Roko Prkačin (born 26 November 2002) is a Croatian professional basketball player who last played for Nanterre 92 of the French Ligue nationale de basket. Standing at , he plays at the power forward position.

== Early career ==
Prkačin grew up in the youth system of Cibona. At a very early age he started to stand out among his teammates. With the U-16 Cibona team, in 2017 he won U-16 Europe Youth Basketball League Tournament. He was the tournament's top scorer and was named the MVP. He also played the 2017–18 Junior ABA League and 2018–19 Junior ABA League even though he was in average two to three years younger than his teammates. In June 2019, he attended the Basketball Without Borders Europe camp in Riga, Latvia.

== Professional career ==
In August 2018, Cibona decided to loan Prkačin to KK Rudeš of the second-tier Croatian First League. After playing very well in Rudeš he was called up for the Cibona senior team in January 2019. On 12 January 2019, Prkačin made his professional and Adriatic League debut for Cibona in a 89–68 loss to Cedevita, making 6 points and 6 rebounds. Through 5 Adriatic League games in the 2018–19 season, Prkačin averaged 2.2 points, 2.0 rebounds, and 0.4 assists per game. On 24 September 2020, Prkačin was promoted as the new team captain of Cibona, becoming the youngest captain in clubs history at 17 years and 10 months of age. Following the 2020–21 season Prkačin declared for the 2021 NBA draft. On July 19, 2021, he withdrawn his name from consideration for the 2021 NBA draft.
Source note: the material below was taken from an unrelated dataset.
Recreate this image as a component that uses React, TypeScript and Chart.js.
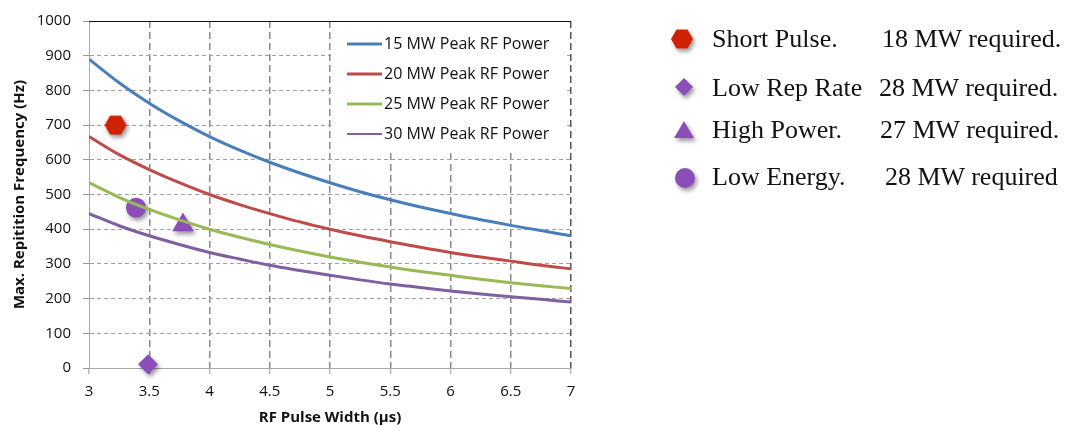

On July 21, 2022, Prkačin signed with Girona. He averaged 6.5 points a contest in the Liga ACB during the 2022–23 season. He subsequently signed a deal with fellow ACB outfit Gran Canaria. In the 2023-24 campaign, Prkačin saw the hardwood in 22 ACB contests, averaging 2.5 points per outing for the Gran Canaria team.

On June 26, 2024, he agreed to terms with French side Nanterre 92.

== National team career ==
=== Youth teams ===
Prkačin was a member of the Croatia under-17 team that took 7th place at the 2018 FIBA Under-17 Basketball World Cup. In this tournament he averaged 12.3 points, 10.9 rebounds and 1.9 blocks per game.

In the same summer of 2018, Prkačin played with the Croatia under-16 team that won the gold medal at the 2018 FIBA Europe Under-16 Championship held in Novi Sad. Over seven tournament games, he averaged 18.6 points, 10.9 rebounds, 3.7 assists and 2.0 blocks per game and was honored with the tournament's MVP title along with a spot in the All-Star Five team.

=== Senior team ===
On 27 November 2020, one day after his 18th birthday, Prkačin made his debut for the Croatia national team at the EuroBasket 2022 qualification in a 79–62 win over Turkey, making 6 points and one rebound.

== Personal life ==
Roko is a son of the former professional basketball player Nikola Prkačin.